Give every line again exactly as it appears, please, but not the pictures.
......
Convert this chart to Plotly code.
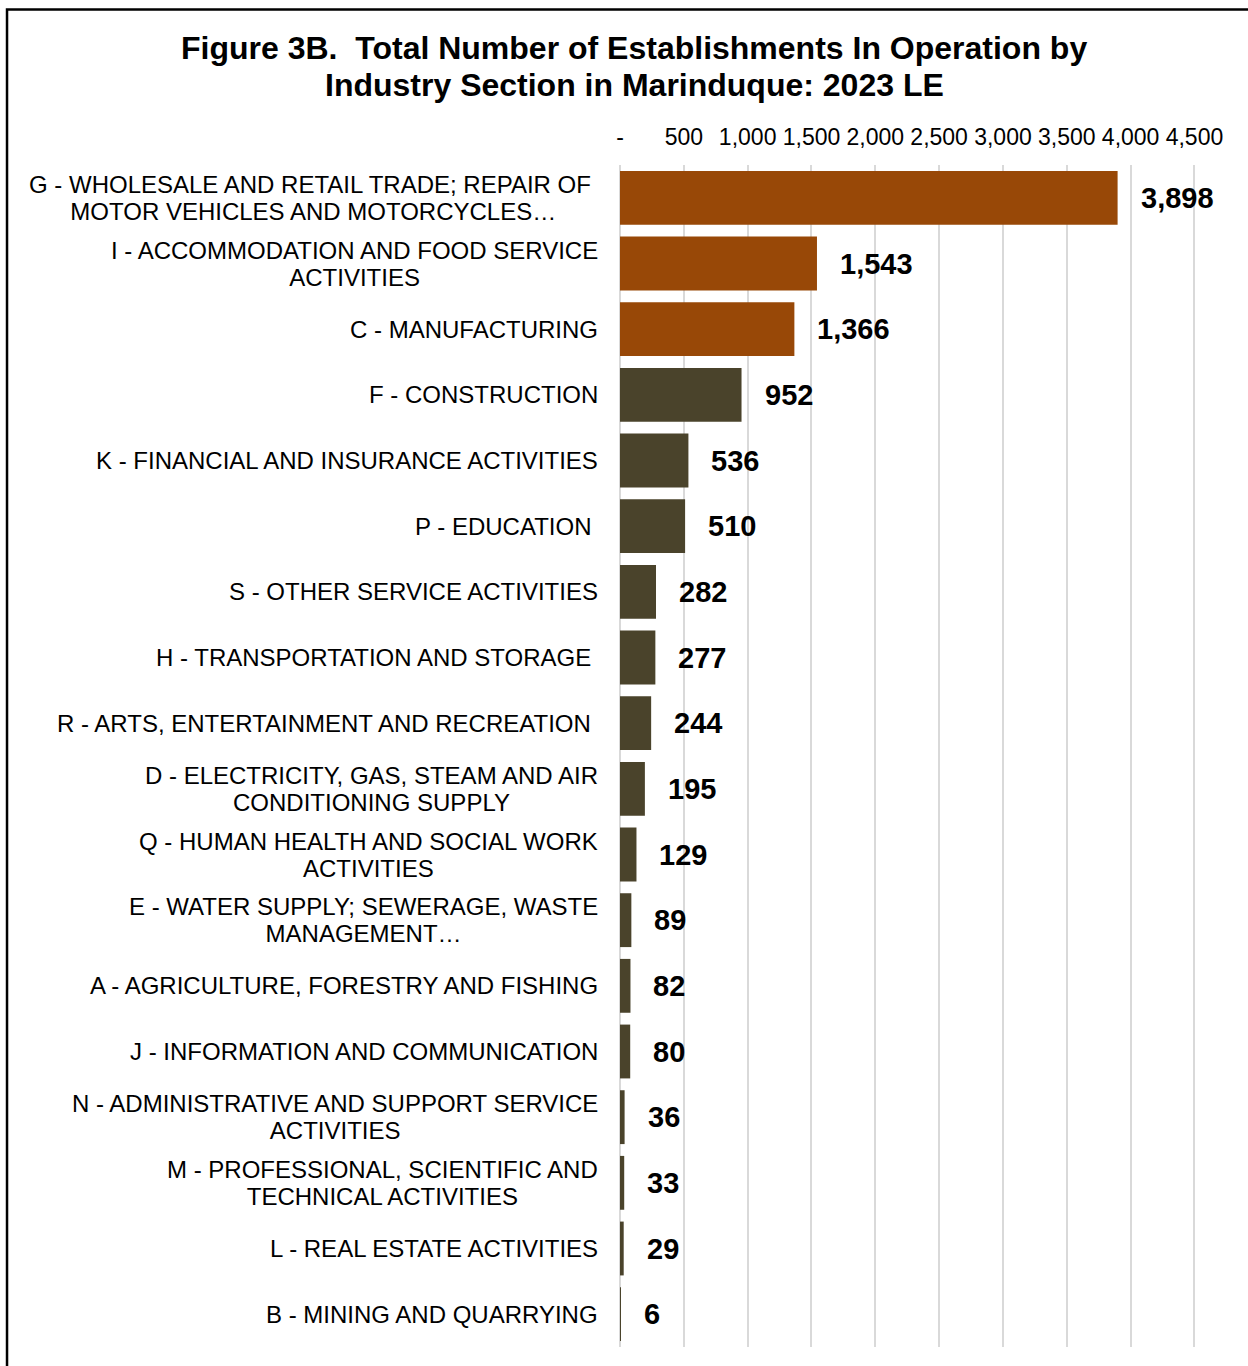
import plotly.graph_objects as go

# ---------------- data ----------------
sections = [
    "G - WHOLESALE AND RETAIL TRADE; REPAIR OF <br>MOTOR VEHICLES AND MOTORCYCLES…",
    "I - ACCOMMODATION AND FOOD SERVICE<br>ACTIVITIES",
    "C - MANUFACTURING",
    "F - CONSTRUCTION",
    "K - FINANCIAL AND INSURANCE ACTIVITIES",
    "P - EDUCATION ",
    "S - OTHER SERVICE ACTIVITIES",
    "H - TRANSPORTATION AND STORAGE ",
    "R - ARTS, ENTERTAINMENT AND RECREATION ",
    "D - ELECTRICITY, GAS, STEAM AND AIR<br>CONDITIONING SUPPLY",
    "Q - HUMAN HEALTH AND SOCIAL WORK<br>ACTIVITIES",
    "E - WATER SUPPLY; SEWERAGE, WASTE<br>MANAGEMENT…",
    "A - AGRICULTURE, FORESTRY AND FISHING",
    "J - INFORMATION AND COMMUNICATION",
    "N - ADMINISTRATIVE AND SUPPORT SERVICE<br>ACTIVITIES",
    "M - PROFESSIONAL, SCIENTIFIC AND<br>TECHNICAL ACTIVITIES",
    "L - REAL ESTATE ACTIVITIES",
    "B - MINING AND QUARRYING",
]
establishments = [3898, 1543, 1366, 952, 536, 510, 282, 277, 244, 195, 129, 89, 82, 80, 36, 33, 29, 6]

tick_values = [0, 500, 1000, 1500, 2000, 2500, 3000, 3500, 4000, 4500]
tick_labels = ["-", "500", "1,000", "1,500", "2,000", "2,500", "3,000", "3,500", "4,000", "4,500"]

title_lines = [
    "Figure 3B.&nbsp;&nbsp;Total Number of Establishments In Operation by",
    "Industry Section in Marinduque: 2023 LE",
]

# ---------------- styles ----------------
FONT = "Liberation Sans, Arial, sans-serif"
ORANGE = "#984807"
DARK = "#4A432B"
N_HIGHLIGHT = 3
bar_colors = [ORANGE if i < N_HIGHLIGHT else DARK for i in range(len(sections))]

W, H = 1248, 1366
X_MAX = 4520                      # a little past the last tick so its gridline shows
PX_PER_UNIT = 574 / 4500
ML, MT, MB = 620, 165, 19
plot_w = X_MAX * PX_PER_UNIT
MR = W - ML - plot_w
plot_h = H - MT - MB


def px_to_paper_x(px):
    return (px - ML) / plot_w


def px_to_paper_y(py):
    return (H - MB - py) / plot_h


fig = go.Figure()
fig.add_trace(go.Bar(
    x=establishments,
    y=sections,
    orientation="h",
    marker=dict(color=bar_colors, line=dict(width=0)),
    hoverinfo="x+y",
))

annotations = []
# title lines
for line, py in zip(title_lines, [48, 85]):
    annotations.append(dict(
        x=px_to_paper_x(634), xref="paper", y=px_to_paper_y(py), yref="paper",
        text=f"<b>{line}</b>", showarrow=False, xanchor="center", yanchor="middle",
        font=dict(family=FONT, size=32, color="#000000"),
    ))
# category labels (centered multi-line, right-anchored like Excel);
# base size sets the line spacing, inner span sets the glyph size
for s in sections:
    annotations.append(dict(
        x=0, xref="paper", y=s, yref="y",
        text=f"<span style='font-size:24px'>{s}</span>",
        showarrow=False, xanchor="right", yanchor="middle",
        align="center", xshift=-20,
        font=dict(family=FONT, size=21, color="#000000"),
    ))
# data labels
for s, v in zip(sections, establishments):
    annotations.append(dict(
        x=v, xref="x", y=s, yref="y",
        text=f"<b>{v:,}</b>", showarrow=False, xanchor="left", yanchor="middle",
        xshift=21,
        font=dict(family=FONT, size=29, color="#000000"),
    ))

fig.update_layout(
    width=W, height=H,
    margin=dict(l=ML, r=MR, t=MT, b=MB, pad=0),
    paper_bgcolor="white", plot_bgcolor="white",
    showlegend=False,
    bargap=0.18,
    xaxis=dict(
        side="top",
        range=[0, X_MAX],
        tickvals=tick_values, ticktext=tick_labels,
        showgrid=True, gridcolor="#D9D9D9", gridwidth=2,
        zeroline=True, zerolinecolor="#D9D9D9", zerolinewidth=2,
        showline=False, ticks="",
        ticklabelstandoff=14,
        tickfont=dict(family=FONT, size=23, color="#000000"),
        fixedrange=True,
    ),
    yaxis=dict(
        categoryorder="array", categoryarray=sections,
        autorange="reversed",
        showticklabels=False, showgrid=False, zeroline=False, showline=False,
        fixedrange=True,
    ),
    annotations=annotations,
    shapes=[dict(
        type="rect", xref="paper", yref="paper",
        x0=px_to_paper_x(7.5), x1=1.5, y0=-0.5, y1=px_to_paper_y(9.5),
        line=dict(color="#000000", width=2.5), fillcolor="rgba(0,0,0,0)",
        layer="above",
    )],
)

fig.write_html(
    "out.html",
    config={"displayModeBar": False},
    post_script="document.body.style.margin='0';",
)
......
#### FINAL RESULT
Convert this chart to Plotly code.
import plotly.graph_objects as go

# ---------------- data ----------------
sections = [
    "G - WHOLESALE AND RETAIL TRADE; REPAIR OF <br>MOTOR VEHICLES AND MOTORCYCLES…",
    "I - ACCOMMODATION AND FOOD SERVICE<br>ACTIVITIES",
    "C - MANUFACTURING",
    "F - CONSTRUCTION",
    "K - FINANCIAL AND INSURANCE ACTIVITIES",
    "P - EDUCATION ",
    "S - OTHER SERVICE ACTIVITIES",
    "H - TRANSPORTATION AND STORAGE ",
    "R - ARTS, ENTERTAINMENT AND RECREATION ",
    "D - ELECTRICITY, GAS, STEAM AND AIR<br>CONDITIONING SUPPLY",
    "Q - HUMAN HEALTH AND SOCIAL WORK<br>ACTIVITIES",
    "E - WATER SUPPLY; SEWERAGE, WASTE<br>MANAGEMENT…",
    "A - AGRICULTURE, FORESTRY AND FISHING",
    "J - INFORMATION AND COMMUNICATION",
    "N - ADMINISTRATIVE AND SUPPORT SERVICE<br>ACTIVITIES",
    "M - PROFESSIONAL, SCIENTIFIC AND<br>TECHNICAL ACTIVITIES",
    "L - REAL ESTATE ACTIVITIES",
    "B - MINING AND QUARRYING",
]
establishments = [3898, 1543, 1366, 952, 536, 510, 282, 277, 244, 195, 129, 89, 82, 80, 36, 33, 29, 6]

tick_values = [0, 500, 1000, 1500, 2000, 2500, 3000, 3500, 4000, 4500]
tick_labels = ["-", "500", "1,000", "1,500", "2,000", "2,500", "3,000", "3,500", "4,000", "4,500"]

title_lines = [
    "Figure 3B.&nbsp;&nbsp;Total Number of Establishments In Operation by",
    "Industry Section in Marinduque: 2023 LE",
]

# ---------------- styles ----------------
FONT = "Liberation Sans, Arial, sans-serif"
ORANGE = "#984807"
DARK = "#4A432B"
N_HIGHLIGHT = 3
bar_colors = [ORANGE if i < N_HIGHLIGHT else DARK for i in range(len(sections))]

W, H = 1248, 1366
X_MAX = 4520                      # a little past the last tick so its gridline shows
PX_PER_UNIT = 574 / 4500
ML, MT, MB = 620, 165, 19
plot_w = X_MAX * PX_PER_UNIT
MR = W - ML - plot_w
plot_h = H - MT - MB


def px_to_paper_x(px):
    return (px - ML) / plot_w


def px_to_paper_y(py):
    return (H - MB - py) / plot_h


fig = go.Figure()
fig.add_trace(go.Bar(
    x=establishments,
    y=sections,
    orientation="h",
    marker=dict(color=bar_colors, line=dict(width=0)),
    hoverinfo="x+y",
))

annotations = []
# title lines
for line, py in zip(title_lines, [48, 85]):
    annotations.append(dict(
        x=px_to_paper_x(634), xref="paper", y=px_to_paper_y(py), yref="paper",
        text=f"<b>{line}</b>", showarrow=False, xanchor="center", yanchor="middle",
        font=dict(family=FONT, size=32, color="#000000"),
    ))
# category labels (centered multi-line, right-anchored like Excel);
# base size sets the line spacing, inner span sets the glyph size
for s in sections:
    annotations.append(dict(
        x=0, xref="paper", y=s, yref="y",
        text=f"<span style='font-size:24px'>{s}</span>",
        showarrow=False, xanchor="right", yanchor="middle",
        align="center", xshift=-20,
        font=dict(family=FONT, size=21, color="#000000"),
    ))
# data labels
for s, v in zip(sections, establishments):
    annotations.append(dict(
        x=v, xref="x", y=s, yref="y",
        text=f"<b>{v:,}</b>", showarrow=False, xanchor="left", yanchor="middle",
        xshift=21,
        font=dict(family=FONT, size=29, color="#000000"),
    ))

fig.update_layout(
    width=W, height=H,
    margin=dict(l=ML, r=MR, t=MT, b=MB, pad=0),
    paper_bgcolor="white", plot_bgcolor="white",
    showlegend=False,
    bargap=0.18,
    xaxis=dict(
        side="top",
        range=[0, X_MAX],
        tickvals=tick_values, ticktext=tick_labels,
        showgrid=True, gridcolor="#D9D9D9", gridwidth=2,
        zeroline=True, zerolinecolor="#D9D9D9", zerolinewidth=2,
        showline=False, ticks="",
        ticklabelstandoff=14,
        tickfont=dict(family=FONT, size=23, color="#000000"),
        fixedrange=True,
    ),
    yaxis=dict(
        categoryorder="array", categoryarray=sections,
        autorange="reversed",
        showticklabels=False, showgrid=False, zeroline=False, showline=False,
        fixedrange=True,
    ),
    annotations=annotations,
    shapes=[dict(
        type="rect", xref="paper", yref="paper",
        x0=px_to_paper_x(7.5), x1=1.5, y0=-0.5, y1=px_to_paper_y(9.5),
        line=dict(color="#000000", width=2.5), fillcolor="rgba(0,0,0,0)",
        layer="above",
    )],
)

fig.write_html(
    "out.html",
    config={"displayModeBar": False},
    post_script="document.body.style.margin='0';",
)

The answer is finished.